Georgia entered into the agreement with Justice in 2010 after the state was found not meeting its obligations under the Olmstead decision to provide care for mental health and developmentally disabled patients in the most “integrative” setting. As part of that agreement, the state agreed to provide greater community supports for thousands of behavioral health patients and to begin moving 150 developmentally disabled patients each year from state institutions to community care.

Those transfers were halted in 2013 after a number of those patients died and Jones determined the state was not meeting their needs. She subsequently found the state non-compliant for support services in reports in March last year and the state came up with a plan to begin a new system of transfers for patients in the region that includes Augusta under what it termed its “Pioneer Project.”

However, in her latest review filed last week, Jones noted that only two women have been transferred from the Gracewood wing of East Central Regional Hospital under that program into community care; although Jones noted that 18 are slated for community placement “in the near future,” including five from Gracewood and four mental health patients from East Central.

The two Pioneer placements are not enough evidence to judge whether the state has created a better community support system, she said, but they “appear to be solid. Both individuals were transitioned carefully into their new home; residential staff was trained in their needs for support prior to the placements, and the monitoring by the Regional Office has been timely.”

Jones also noted an effort to integrate the patients into their neighborhoods and create opportunities for interaction with the community. She had previously criticized state efforts to meet those needs but praised recent guidelines for “early engagement” of community providers with patients and caregivers prior to the patient transfer.

However, there are still questions about how the state is ensuring patient safety and reviewing deaths, a problem Jones ran into when she tried to get records on one of the developmentally disabled patients she and her consultants visited as part of their review.

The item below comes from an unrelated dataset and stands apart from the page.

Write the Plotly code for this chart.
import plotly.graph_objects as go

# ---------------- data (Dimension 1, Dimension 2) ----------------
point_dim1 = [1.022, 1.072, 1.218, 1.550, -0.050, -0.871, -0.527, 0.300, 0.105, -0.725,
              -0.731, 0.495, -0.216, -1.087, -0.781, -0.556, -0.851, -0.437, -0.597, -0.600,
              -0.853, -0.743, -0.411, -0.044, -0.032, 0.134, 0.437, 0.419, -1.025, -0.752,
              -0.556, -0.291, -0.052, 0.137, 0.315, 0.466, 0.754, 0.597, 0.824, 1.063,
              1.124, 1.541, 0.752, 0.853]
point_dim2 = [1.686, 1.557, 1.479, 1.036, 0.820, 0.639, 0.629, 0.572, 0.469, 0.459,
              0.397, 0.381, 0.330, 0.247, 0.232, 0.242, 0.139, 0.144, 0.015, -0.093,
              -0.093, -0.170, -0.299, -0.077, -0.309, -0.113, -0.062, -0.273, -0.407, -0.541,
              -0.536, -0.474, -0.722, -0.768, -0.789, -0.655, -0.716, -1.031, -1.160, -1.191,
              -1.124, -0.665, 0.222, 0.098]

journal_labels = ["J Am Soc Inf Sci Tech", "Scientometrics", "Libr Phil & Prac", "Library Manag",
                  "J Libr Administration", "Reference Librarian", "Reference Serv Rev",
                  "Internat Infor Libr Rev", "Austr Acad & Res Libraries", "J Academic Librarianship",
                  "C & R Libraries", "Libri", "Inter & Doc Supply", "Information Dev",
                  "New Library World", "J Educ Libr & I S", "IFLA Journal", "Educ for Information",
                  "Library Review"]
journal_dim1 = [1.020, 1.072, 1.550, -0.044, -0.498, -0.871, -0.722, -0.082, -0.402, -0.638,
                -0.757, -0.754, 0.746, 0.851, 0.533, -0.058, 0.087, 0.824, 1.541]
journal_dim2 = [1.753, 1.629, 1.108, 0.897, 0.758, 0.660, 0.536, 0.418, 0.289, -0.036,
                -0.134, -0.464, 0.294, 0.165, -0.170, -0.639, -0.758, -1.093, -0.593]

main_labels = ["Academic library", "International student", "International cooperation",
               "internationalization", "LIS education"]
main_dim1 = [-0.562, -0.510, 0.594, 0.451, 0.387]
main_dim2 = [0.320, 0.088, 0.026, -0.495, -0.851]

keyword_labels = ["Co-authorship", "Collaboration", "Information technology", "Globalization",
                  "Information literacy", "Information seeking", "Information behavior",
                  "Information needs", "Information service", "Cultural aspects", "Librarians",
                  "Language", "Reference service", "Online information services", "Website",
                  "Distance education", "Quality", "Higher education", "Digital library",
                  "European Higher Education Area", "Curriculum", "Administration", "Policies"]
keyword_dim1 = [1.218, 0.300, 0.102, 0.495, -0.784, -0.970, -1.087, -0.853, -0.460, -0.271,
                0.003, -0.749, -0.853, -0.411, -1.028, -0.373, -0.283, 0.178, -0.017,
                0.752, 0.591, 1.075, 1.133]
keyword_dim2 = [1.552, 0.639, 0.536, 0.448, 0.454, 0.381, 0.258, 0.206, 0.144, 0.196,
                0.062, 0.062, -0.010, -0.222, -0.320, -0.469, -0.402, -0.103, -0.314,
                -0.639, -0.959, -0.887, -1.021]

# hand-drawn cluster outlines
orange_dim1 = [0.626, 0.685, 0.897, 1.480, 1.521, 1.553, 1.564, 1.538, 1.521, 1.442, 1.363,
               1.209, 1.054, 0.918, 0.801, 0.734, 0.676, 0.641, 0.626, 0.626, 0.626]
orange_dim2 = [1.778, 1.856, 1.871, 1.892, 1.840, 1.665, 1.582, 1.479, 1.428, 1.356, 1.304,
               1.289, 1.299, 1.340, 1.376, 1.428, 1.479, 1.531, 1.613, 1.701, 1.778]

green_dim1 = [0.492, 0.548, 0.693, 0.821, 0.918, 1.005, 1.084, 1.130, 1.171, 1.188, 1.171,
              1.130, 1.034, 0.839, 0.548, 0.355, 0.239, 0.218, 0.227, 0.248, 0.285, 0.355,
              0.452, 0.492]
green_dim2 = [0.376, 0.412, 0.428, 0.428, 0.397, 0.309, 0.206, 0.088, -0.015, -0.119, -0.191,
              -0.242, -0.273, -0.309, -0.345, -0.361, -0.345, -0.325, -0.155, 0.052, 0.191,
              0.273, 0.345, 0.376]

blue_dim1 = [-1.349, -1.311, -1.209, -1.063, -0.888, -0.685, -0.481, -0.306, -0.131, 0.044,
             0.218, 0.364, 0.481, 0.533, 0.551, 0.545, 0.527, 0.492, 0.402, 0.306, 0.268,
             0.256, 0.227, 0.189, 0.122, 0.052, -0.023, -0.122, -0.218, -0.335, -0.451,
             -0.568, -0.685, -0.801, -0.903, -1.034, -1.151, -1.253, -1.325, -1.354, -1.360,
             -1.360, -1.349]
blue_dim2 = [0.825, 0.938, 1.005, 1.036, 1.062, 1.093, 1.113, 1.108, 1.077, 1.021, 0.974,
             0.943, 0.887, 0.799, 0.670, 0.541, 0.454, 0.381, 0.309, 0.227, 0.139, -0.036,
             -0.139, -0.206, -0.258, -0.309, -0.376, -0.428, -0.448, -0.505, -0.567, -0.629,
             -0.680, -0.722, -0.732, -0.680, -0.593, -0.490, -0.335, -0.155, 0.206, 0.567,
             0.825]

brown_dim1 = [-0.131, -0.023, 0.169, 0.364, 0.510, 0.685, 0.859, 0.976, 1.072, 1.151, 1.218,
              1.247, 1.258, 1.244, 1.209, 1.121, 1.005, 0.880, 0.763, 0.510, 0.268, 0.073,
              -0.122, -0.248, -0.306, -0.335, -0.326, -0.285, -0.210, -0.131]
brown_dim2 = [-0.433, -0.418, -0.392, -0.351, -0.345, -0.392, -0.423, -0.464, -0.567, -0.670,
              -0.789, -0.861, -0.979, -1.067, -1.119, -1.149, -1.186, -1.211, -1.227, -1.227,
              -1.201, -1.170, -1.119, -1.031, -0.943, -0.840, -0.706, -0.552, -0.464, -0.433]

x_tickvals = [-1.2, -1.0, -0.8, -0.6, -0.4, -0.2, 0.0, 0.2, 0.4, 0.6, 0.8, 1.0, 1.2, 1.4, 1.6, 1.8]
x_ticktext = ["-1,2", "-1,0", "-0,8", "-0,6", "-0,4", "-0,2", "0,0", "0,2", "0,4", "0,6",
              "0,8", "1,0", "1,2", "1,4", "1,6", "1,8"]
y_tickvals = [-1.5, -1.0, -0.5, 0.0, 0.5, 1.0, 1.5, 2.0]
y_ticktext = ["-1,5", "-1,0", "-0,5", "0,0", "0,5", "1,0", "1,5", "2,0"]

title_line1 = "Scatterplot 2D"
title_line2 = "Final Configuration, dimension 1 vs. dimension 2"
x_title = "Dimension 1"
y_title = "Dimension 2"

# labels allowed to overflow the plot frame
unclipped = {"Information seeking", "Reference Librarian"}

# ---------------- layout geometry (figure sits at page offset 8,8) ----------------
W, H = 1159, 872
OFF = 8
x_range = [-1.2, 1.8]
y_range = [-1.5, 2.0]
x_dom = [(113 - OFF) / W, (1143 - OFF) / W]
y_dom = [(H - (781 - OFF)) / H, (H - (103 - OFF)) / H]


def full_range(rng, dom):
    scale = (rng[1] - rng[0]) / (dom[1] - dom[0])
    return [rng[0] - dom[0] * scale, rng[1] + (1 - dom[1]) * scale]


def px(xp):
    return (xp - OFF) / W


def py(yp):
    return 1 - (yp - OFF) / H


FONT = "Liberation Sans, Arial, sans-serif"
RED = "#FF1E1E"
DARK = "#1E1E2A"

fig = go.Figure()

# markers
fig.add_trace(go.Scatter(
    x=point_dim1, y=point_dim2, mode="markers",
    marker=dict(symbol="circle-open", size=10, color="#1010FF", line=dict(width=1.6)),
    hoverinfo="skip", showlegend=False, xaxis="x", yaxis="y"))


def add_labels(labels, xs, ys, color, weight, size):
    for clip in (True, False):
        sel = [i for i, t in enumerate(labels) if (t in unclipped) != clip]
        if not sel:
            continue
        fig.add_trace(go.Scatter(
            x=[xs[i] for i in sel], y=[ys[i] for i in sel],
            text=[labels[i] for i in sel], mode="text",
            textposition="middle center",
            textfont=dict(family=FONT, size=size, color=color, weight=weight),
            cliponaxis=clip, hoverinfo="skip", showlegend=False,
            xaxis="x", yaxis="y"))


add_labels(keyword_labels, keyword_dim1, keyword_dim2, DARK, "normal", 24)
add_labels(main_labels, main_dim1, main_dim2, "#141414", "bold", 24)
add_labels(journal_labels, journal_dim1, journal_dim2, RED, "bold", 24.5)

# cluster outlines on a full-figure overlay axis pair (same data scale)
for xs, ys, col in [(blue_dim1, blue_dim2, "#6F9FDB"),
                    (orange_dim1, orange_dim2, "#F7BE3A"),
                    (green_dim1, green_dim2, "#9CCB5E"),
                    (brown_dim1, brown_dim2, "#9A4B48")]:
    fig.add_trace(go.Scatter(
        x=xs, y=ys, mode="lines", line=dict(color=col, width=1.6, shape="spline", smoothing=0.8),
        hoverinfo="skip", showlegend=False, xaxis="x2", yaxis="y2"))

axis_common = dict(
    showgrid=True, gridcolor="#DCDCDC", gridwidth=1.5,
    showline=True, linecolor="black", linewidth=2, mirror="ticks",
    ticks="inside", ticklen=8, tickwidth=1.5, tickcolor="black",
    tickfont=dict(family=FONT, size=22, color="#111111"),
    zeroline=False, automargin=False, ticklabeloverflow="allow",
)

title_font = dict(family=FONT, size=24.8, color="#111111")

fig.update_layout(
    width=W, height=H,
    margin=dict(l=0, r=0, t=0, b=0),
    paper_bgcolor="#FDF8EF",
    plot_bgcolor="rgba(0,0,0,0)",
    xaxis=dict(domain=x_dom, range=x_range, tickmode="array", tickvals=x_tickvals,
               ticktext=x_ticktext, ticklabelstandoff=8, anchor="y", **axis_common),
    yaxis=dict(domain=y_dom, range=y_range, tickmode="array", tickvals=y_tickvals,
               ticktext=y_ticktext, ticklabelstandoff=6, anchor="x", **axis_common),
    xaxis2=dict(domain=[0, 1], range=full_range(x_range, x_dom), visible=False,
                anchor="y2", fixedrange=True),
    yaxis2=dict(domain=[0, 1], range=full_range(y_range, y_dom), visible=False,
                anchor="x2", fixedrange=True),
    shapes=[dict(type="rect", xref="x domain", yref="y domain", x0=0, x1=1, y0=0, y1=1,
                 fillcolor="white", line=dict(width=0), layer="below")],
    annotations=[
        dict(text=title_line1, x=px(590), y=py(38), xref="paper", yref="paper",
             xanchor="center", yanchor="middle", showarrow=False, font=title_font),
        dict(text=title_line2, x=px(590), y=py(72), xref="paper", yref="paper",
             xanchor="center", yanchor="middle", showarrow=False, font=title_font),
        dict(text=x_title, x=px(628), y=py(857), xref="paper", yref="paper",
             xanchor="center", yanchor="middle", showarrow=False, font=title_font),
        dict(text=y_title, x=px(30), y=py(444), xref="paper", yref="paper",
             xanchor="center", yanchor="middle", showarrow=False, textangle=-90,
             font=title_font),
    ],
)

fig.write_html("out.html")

She could not obtain a complete set of records because the agency responsible for the care had closed without giving the state those records, according to the filing.

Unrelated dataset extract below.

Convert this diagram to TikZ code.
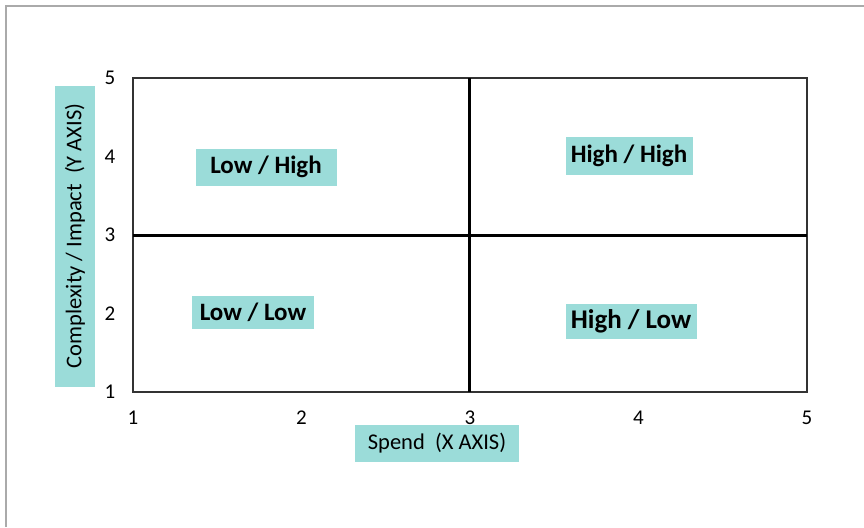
\documentclass[tikz,border=0pt]{standalone}
\usepackage{fontspec}
\setmainfont{Carlito}
\definecolor{boxteal}{RGB}{155,220,217}
\definecolor{framegray}{RGB}{170,170,170}

\begin{document}
\begin{tikzpicture}[x=1pt, y=-1pt,
        lab/.style={fill=boxteal, inner sep=0pt, font=\bfseries\fontsize{25}{25}\selectfont},
        tick/.style={font=\fontsize{21}{21}\selectfont, inner sep=0pt},
        axislab/.style={fill=boxteal, inner sep=0pt, font=\fontsize{22.5}{22.5}\selectfont}
    ]

    \def\xl{133}
    \def\xr{807}
    \def\yt{78}
    \def\yb{392}

    \useasboundingbox (0,0) rectangle (864,527);
    \draw[framegray, line width=1.2pt] (6,527) -- (6,6) -- (864,6);

    % plot frame
    \draw[black!80, line width=1.4pt] (\xl,\yt) rectangle (\xr,\yb);
    \draw[line width=3pt] (469,\yt) -- (469,\yb);
    \draw[line width=3pt] (\xl,235) -- (\xr,235);

    % tick labels
    \foreach \v in {1,...,5}{
        \pgfmathsetmacro\px{\xl+(\v-1)*(\xr-\xl)/4}
        \pgfmathsetmacro\py{\yb-(\v-1)*(\yb-\yt)/4}
        \node[tick] (xt\v) at (\px,418) {\v};
        \node[tick] (yt\v) at (110,\py) {\v};
    }

    % quadrant labels
    \node[lab, minimum width=141pt, minimum height=37pt] (lowhigh) at (266,167) {Low / High};
    \node[lab, minimum width=127pt, minimum height=38pt] (highhigh) at (629,156) {High / High};
    \node[lab, minimum width=122pt, minimum height=33pt] (lowlow) at (253,312) {Low / Low};
    \node[lab, minimum width=131pt, minimum height=35pt, font=\bfseries\fontsize{27}{27}\selectfont] (highlow) at (631,321) {High / Low};

    % axis titles
    \node[axislab, minimum width=164pt, minimum height=37pt] (xaxis) at (437,443) {Spend\ \ (X AXIS)};
    \node[axislab, rotate=90, minimum width=301pt, minimum height=40pt] (yaxis) at (75,236) {Complexity / Impact\ \ (Y AXIS)};
\end{tikzpicture}
\end{document}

“This problem is of serious concern,” Jones wrote, in that it prevented her from “determining the extent to which this individual had been put at risk in his community placements.”

As part of its reforms and at Jones’ recommendation, the state also hired an agency to do independent reviews of deaths, including those transferred under the settlement agreement who died. As of January, there were 499 patients transferred and 62 deaths, according to the department.

An investigation by The Augusta Chronicle uncovered 500 community care deaths in 2013, including 82 classified as unexpected, and 498 in 2014, with 141 unexpected. Jones met with the department in February to discuss the reports and raised a number of questions.

She is “reviewing whether the Department has taken any of the remedial actions recommended” in those reports. That includes “repeated recommendations” that the state get medical records on deaths and “ensure that autopsies are performed in a timely manner,” Jones wrote. That appeared to be a widespread problem in 2013.

Of the 28 developmentally disabled unexpected deaths reviewed in the newspaper’s investigation, only three had autopsies, even though state policy requires the provider to request one in an unexpected death.

In the case of both 12-year-old Christen Gordon and 18-year-old Cornelius Evans, who will be featured Sunday in the second part of The Chronicle’s investigation, both mothers said they requested autopsies but were denied.

In light of these problems and the need for more time to implement reforms, Jones said it is unlikely the state will meet the July 1 deadline and that the state and Justice should seek to get an extension.